Первые христиане думали преодолеть войну верой, молитвой и силой Божией. Но империя, хотя и ставшая христианской, не могла упразднить армию. Эта империя не была еще Царством Божиим. Ей нужно было защищаться от варваров. Свои победы и свою долговечность она понимала как защиту христианского дела. Крест становился орудием торжества в веке сем. Византийское богослужение полно проявлений этой идеологии, хотя одновременно в ней развивается духовность смирения и кротости.

Здесь не место спорить с понятием «справедливой войны», которое встречаем у бл. Августина и св. Фомы Аквинского. Думаю, что христианское понятие об этом нигде не было так извращено, как в Византии. Каждое утро все Православные Церкви мира поют: «Спаси, Господи, люди Твоя и благослови достояние Твое, победы православным христианам на супротивныя даруя».

Конечно, у христианского Востока не было учения о войне. Он, однако, воспринял идею защитной войны, ведомой против турок или против «католических» армий, когда они вторгаются в православную страну, как то было в России. Нет здесь больше, правда, и пацифистких теорий, тем более, что с распадом Византийской империи Православные Церкви в большинстве своем оказались вне старых патриархатов и стали автокефальными Церквами, географическое пространство которых совпадает с соответствующими национальными регионами. У национальных Церквей есть националистическая жилка, и, как следствие, они более или менее открыто благословляют войны, предпринимаемые своими странами. В этом смешении жанров совесть не смущается войной как таковой.

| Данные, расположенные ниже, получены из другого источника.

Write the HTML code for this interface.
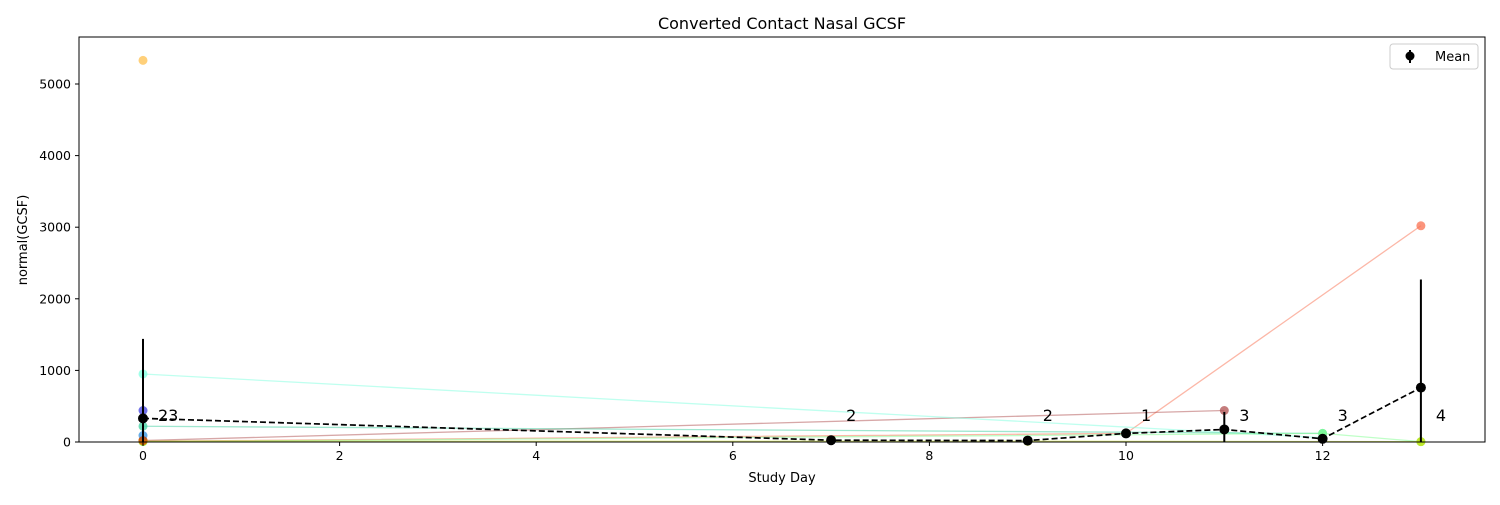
<!DOCTYPE html>
<html><head><meta charset="utf-8"><style>
body{margin:0;background:#fff;font-family:"Liberation Sans","DejaVu Sans",sans-serif}
</style></head><body>
<svg id="c" width="1500" height="500" xmlns="http://www.w3.org/2000/svg" style="font-family:'DejaVu Sans','Liberation Sans',sans-serif"></svg>
<script>
const meanDays=[0,7,9,10,11,12,13];
const meanVals=[330,25,20,120,175,45,760];
const meanErr=[1110,0,0,0,245,0,1510];
const counts=["23","2","2","1","3","3","4"];
const xTicks=[0,2,4,6,8,10,12];
const yTicks=[0,1000,2000,3000,4000,5000];
const seriesColors=["#ffc04d","#fa7050","#b05050","#80ffe0","#40d0a0","#4040e0","#80ff90","#c8e000","#3090e0","#d04000"];
const seriesDays=[[0],[0,10,13],[0,11],[0,12],[0,12],[0],[0,12,13],[0,9,13],[0],[0]];
const seriesVals=[[5330],[10,120,3020],[20,440],[950,60],[220,120],[440],[5,120,5],[10,10,5],[90],[20]];
const X0=143,XS=98.3,Y0=442,YS=0.0716;
const x=d=>X0+d*XS, y=v=>Y0-v*YS;
const s=document.getElementById('c');const NS="http://www.w3.org/2000/svg";
function el(t,a,p){const e=document.createElementNS(NS,t);for(const k in a)e.setAttribute(k,a[k]);(p||s).appendChild(e);return e;}
const T=el('text',{x:782,y:29,'font-size':16,'text-anchor':'middle'});T.textContent="Converted Contact Nasal GCSF";


seriesDays.forEach((ds,i)=>{
 const g=el('g',{});
 
 
 if(ds.length>1)el('polyline',{points:ds.map((d,j)=>x(d)+','+y(seriesVals[i][j])).join(' '),fill:'none',stroke:seriesColors[i],'stroke-opacity':0.5,'stroke-width':1.3},g);
 ds.forEach((d,j)=>el('circle',{cx:x(d),cy:y(seriesVals[i][j]),r:4.5,fill:seriesColors[i],'fill-opacity':0.75},g));
});
const mg=el('g',{});


meanDays.forEach((d,i)=>{if(meanErr[i]>0)el('line',{x1:x(d),x2:x(d),y1:y(Math.max(0,meanVals[i]-meanErr[i])),y2:y(meanVals[i]+meanErr[i]),stroke:'#000','stroke-width':2},mg);});
el('polyline',{points:meanDays.map((d,i)=>x(d)+','+y(meanVals[i])).join(' '),fill:'none',stroke:'#000','stroke-width':1.7,'stroke-dasharray':'6,3'},mg);
meanDays.forEach((d,i)=>el('circle',{cx:x(d),cy:y(meanVals[i]),r:5,fill:'#000'},mg));
meanDays.forEach((d,i)=>{const t=el('text',{x:x(d)+15,y:421,'font-size':16},mg);t.textContent=counts[i];
 
 });
const ax=el('rect',{x:79,y:37,width:1406,height:405,fill:'none',stroke:'#000','stroke-width':1});


xTicks.forEach(v=>{el('line',{x1:x(v),x2:x(v),y1:442,y2:446,stroke:'#000'});const t=el('text',{x:x(v),y:460,'font-size':12.5,'text-anchor':'middle'});t.textContent=v;
 
 });
yTicks.forEach(v=>{el('line',{x1:75,x2:79,y1:y(v),y2:y(v),stroke:'#000'});const t=el('text',{x:71,y:y(v)+4.5,'font-size':12.5,'text-anchor':'end'});t.textContent=v;
 
 });
const xt=el('text',{x:782,y:482,'font-size':13,'text-anchor':'middle'});xt.textContent="Study Day";


const yt=el('text',{x:0,y:0,'font-size':13,'text-anchor':'middle',transform:'translate(27,240) rotate(-90)'});yt.textContent="normal(GCSF)";


const lg=el('g',{});


el('rect',{x:1390,y:44,width:88,height:25,rx:3,fill:'#fff',stroke:'#ccc'},lg);
el('line',{x1:1410,x2:1410,y1:50,y2:63,stroke:'#000','stroke-width':2},lg);
el('circle',{cx:1410,cy:56,r:4.5,fill:'#000'},lg);
const lt=el('text',{x:1435,y:61,'font-size':13},lg);lt.textContent="Mean";
</script>
</body></html>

Верно также, что византийцы никогда не освящали границ. Для них ойкумена включала христианские страны империи. Следовательно, нашествие варваров, если оно не получило отпора, означало в их глазах утеснение Церкви и воцарение бескультурья. Я понимаю ожесточенную волю спасти Константинополь, дорогой Богу и Богородице город, бывший предметом стольких притязаний вплоть до его падения в XV веке. Но как могли святые монахи, преосвященные епископы, неисчислимые свидетели прекраснейшей в мире литургии петь в акафисте Богородице, что она есть стена царства? Как эта Церковь, которая, в совершенно библейском единении, породила единственное известное мне в этом роде равновесие между богословием креста и богословием славы, — как могла она на протяжении многих веков и в самых чистых своих раздумьях смешивать дело Христово и дело империи, а затем и всех «православных царств»? Как могла она утверждать в богослужении, что крест — это царская держава? Эту атмосферу знал и Пророк ислама. Ее освятил, а затем превозмог Коран. Во время реформы Византию знали мало и плохо, но вся восточная интеллигенция была привлечена исламом, с которым знакомилась по первоисточникам.